▸ Aim of the exercise
Restate word for word the lines of the data below, from the first through the one that has "(0,0) rectangle (782,463);".

───

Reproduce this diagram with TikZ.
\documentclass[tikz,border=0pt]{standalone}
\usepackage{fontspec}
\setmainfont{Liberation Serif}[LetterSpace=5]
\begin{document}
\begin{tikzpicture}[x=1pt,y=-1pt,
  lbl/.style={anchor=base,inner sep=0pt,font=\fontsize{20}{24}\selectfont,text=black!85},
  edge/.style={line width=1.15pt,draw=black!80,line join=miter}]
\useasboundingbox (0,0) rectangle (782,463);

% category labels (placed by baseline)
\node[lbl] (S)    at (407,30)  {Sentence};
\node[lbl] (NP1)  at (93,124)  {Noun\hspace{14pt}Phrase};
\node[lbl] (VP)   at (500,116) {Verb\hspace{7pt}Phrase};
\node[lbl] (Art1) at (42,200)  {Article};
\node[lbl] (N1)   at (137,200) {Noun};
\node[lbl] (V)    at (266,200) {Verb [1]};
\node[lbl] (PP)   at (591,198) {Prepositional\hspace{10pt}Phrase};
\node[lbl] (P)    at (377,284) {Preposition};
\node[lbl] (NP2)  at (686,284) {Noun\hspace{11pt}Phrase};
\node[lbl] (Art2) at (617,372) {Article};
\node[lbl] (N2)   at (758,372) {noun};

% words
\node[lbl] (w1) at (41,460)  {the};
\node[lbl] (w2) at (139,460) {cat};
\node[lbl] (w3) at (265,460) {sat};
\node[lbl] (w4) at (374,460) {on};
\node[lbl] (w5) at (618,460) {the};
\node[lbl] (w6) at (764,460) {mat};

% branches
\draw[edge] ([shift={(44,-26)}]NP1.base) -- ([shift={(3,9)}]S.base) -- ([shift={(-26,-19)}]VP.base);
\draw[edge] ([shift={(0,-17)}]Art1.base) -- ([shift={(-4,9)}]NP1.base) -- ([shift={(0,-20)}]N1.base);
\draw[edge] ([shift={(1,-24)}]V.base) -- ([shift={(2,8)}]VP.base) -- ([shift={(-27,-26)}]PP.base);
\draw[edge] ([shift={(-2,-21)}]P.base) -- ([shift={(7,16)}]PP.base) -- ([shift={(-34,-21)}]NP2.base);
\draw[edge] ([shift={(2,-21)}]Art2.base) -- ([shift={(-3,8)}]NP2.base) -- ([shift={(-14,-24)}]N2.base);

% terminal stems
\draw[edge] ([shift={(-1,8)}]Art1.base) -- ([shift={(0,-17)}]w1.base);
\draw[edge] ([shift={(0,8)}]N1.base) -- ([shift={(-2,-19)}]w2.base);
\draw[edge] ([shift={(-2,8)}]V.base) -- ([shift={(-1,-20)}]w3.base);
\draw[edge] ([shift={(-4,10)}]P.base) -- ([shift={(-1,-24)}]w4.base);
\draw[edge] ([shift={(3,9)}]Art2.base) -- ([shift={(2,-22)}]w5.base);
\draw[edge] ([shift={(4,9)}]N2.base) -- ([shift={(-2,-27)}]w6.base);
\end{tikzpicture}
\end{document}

───

▸ Answer to this exercise
Reproduce this diagram with TikZ.
\documentclass[tikz,border=0pt]{standalone}
\usepackage{fontspec}
\setmainfont{Liberation Serif}[LetterSpace=5]
\begin{document}
\begin{tikzpicture}[x=1pt,y=-1pt,
  lbl/.style={anchor=base,inner sep=0pt,font=\fontsize{20}{24}\selectfont,text=black!85},
  edge/.style={line width=1.15pt,draw=black!80,line join=miter}]
\useasboundingbox (0,0) rectangle (782,463);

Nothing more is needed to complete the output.